It was flying straight towards me. I had a perfect head-on view through my binoculars as it drew closer, then veered off to fly in a line parallel with the distant river Dee. It was a male Hen Harrier and I enjoyed every second of tracking its flight, watching its silver-grey body with distinctive black wing tips and quietly gasping at my good fortune at seeing it.
It was even more special a sighting as Hen Harriers are a persecuted species, especially so on open moorland close to grouse shooting estates, where there is known criminal activity of destruction of these magnificent birds and their chicks. So persecuted are they, only three pairs have bred successfully in the UK in 2018.
The Hen Harrier I was watching, as part of the RSPB’s regular Raptor Watch event at Parkgate, Deeside, can be seen there quite often…but it was my first sighting of the male. I’ve seen the female, known as Ringtail, a few times but managed to miss her this time around as there was so much going on.
“Overhead!” called one of the volunteers who run his event. It was a Merlin. As it flew at speed over our heads, another RSPB bod said “Female Merlin”. That instant ID, against the light of the sky, was impressive!
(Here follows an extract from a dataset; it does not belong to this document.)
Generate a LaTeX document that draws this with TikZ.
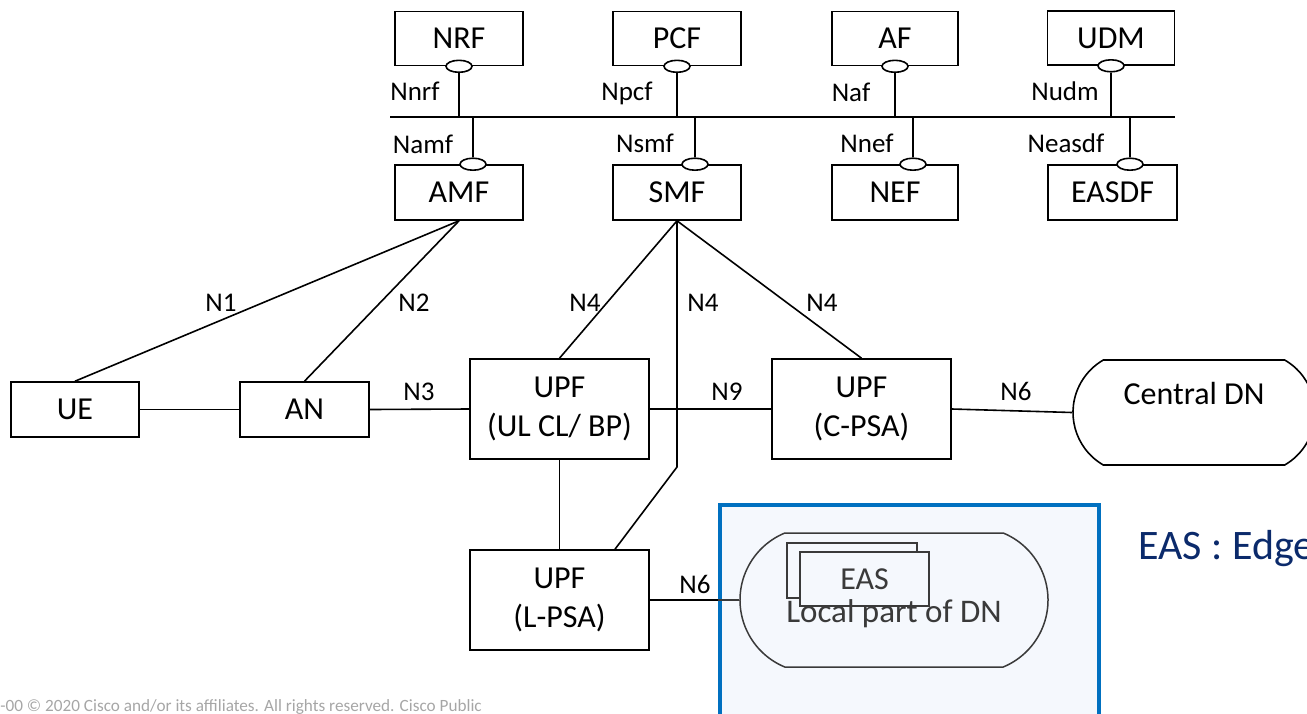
\documentclass[tikz,border=0pt]{standalone}
\usepackage{fontspec}
\setmainfont{Carlito}
\usetikzlibrary{shapes.geometric,shapes.misc,calc}
\definecolor{edgeblue}{HTML}{0070C0}
\definecolor{edgefill}{HTML}{F5F8FD}
\definecolor{navytext}{HTML}{0B2A6B}
\definecolor{dngray}{HTML}{3A3A3A}
\definecolor{copygray}{HTML}{A6A6A6}
\begin{document}
\begin{tikzpicture}[x=0.5pt,y=-0.5pt,
  link/.style={line width=0.8pt},
  nfbox/.style={draw, line width=0.8pt, inner sep=0pt, minimum height=27pt, fill=white, font=\fontsize{16}{19.5}\selectfont},
  upfbox/.style={draw, line width=0.8pt, inner sep=0pt, minimum width=89.5pt, minimum height=50pt, align=center, font=\fontsize{16}{19.5}\selectfont},
  port/.style={draw, ellipse, fill=white, line width=0.8pt, minimum width=13pt, minimum height=6pt, inner sep=0pt},
  lbl/.style={inner sep=0pt, anchor=base, font=\fontsize{13.5}{16}\selectfont},
  bigtxt/.style={inner sep=0pt, font=\fontsize{16}{19.5}\selectfont}]
\useasboundingbox (0,0) rectangle (1307,713);
\clip (0,0) rectangle (1307,713);

% edge area
\node[draw=edgeblue, line width=2pt, fill=edgefill, minimum width=189.5pt, minimum height=120pt, inner sep=0pt, anchor=north west] (edgearea) at (718,503) {};

% top NFs
\node[nfbox, minimum width=64pt] (NRF) at (459,38.5) {NRF};
\node[nfbox, minimum width=64pt] (PCF) at (677,38.5) {PCF};
\node[nfbox, minimum width=63pt] (AF) at (895,38.5) {AF};
\node[nfbox, minimum width=63.5pt] (UDM) at (1111,38) {UDM};
\node[nfbox, minimum width=64pt, minimum height=27.5pt] (AMF) at (459,192.5) {AMF};
\node[nfbox, minimum width=64pt, minimum height=27.5pt] (SMF) at (677,192.5) {SMF};
\node[nfbox, minimum width=63pt, minimum height=27.5pt] (NEF) at (895,192.5) {NEF};
\node[nfbox, minimum width=64.5pt, minimum height=27.5pt] (EASDF) at (1112.5,192.5) {EASDF};

% bus
\coordinate (busL) at (390,117);
\coordinate (busR) at (1175,117);
\draw[link] (busL) -- (busR);

\node[port] (pNRF) at (NRF.south) {};
\node[port] (pPCF) at (PCF.south) {};
\node[port] (pAF) at (AF.south) {};
\node[port] (pUDM) at (UDM.south) {};
\node[port] (pAMF) at ([xshift=7pt]AMF.north) {};
\node[port] (pSMF) at ([xshift=9pt]SMF.north) {};
\node[port] (pNEF) at ([xshift=9pt]NEF.north) {};
\node[port] (pEASDF) at ([xshift=8.75pt]EASDF.north) {};

\foreach \p in {pNRF,pPCF,pAF,pUDM}{\draw[link] (\p.south) -- (\p.south |- busL);}
\foreach \p in {pAMF,pSMF,pNEF,pEASDF}{\draw[link] (\p.north) -- (\p.north |- busL);}

\node[lbl] (lNnrf) at (415,100) {Nnrf};
\node[lbl] (lNpcf) at (627,100) {Npcf};
\node[lbl] (lNaf) at (851,101) {Naf};
\node[lbl] (lNudm) at (1065,100) {Nudm};
\node[lbl] (lNamf) at (423,153) {Namf};
\node[lbl] (lNsmf) at (645,152) {Nsmf};
\node[lbl] (lNnef) at (867,152) {Nnef};
\node[lbl] (lNeasdf) at (1066,152) {Neasdf};

% user plane
\node[nfbox, minimum width=64pt, minimum height=27.5pt] (UE) at (75,409.5) {UE};
\node[nfbox, minimum width=64.5pt, minimum height=27.5pt] (AN) at (304.5,409.5) {AN};
\node[upfbox] (ULCL) at (559.5,409) {UPF\\(UL CL/ BP)};
\node[upfbox] (CPSA) at (861.5,409) {UPF\\(C-PSA)};
\node[upfbox] (LPSA) at (559.5,600) {UPF\\(L-PSA)};

\node[draw, line width=0.8pt, rounded rectangle, rounded rectangle arc length=120, minimum width=121pt, minimum height=52.5pt, inner sep=0pt] (CDN) at (1194,412.5) {};
\node[bigtxt] (CDNtext) at (1194,393) {Central DN};

\node[draw=dngray, line width=0.75pt, rounded rectangle, rounded rectangle arc length=135, minimum width=154pt, minimum height=67pt, inner sep=0pt] (LDN) at (894,600) {};
\node[draw=dngray, line width=0.75pt, fill=edgefill, minimum width=65pt, minimum height=27.5pt, inner sep=0pt] (EASback) at (852,570.5) {};
\node[draw=dngray, line width=0.75pt, fill=edgefill, minimum width=64.5pt, minimum height=27pt, inner sep=0pt, text=dngray, font=\fontsize{16}{19.5}\selectfont] (EASfront) at (864.5,579) {EAS};
\node[bigtxt, text=dngray, font=\fontsize{16.5}{19.5}\selectfont] (LDNtext) at (894,614) {Local part of DN};

% connectors
\draw[link] (UE.north) -- (AMF.south);
\draw[link] (AN.north) -- (AMF.south);
\draw[link] (UE.east) -- (AN.west);
\draw[link] (AN.east) -- (ULCL.west);
\draw[link] (ULCL.east) -- (CPSA.west);
\draw[link] (CPSA.east) -- (CDN.west);
\draw[link] (SMF.south) -- (ULCL.north);
\draw[link] (SMF.south) -- (CPSA.north);
\coordinate (bend) at (677,467);
\draw[link] (SMF.south) -- (bend) -- ([xshift=27.75pt]LPSA.north);
\draw[link] (ULCL.south) -- (LPSA.north);
\draw[link] (LPSA.east) -- (edgearea.west |- LPSA.east);
\draw[line width=0.75pt, dngray] (edgearea.west |- LPSA.east) -- (LDN.west);

\node[lbl] (lN1) at (221,311) {N1};
\node[lbl] (lN2) at (414,311) {N2};
\node[lbl] (lN3) at (419,400) {N3};
\node[lbl] (lN4a) at (585,311) {N4};
\node[lbl] (lN4b) at (703,311) {N4};
\node[lbl] (lN4c) at (822,311) {N4};
\node[lbl] (lN9) at (727,400) {N9};
\node[lbl] (lN6c) at (1016,400) {N6};
\node[lbl] (lN6l) at (695,593) {N6};

\node[inner sep=0pt, anchor=base west, text=navytext, font=\fontsize{21}{25}\selectfont] (EASdef) at (1138,559) {EAS : Edge};

\node[inner sep=0pt, anchor=north west, text=copygray, font=\fontsize{8.6}{10}\selectfont] (copyright) at (0,699) {-00 © 2020 Cisco and/or its affiliates. All rights reserved. Cisco Public};
\end{tikzpicture}
\end{document}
There were skeins of Pink-footed Geese flying in to the marshy areas nearby, egrets in amongst the vegetation and pools, two Marsh Harriers hunting further out near the river, and as dusk crept in, an elegant Barn Owl began hunting for food, dropping down from time to time to catch a mouse or vole, only to rise up again when it got away. Then he went down and stayed – he must have caught something and was ready for dinner.
But this was not to be as a kestrel appeared out of the blue, flew down to join the owl and mugged him, flying off with the catch in its claws. It was high drama at dusk as this happened not once, but twice.
As we left, it was almost dark but the shape of the owl could still be seen quartering the marshland in search of food.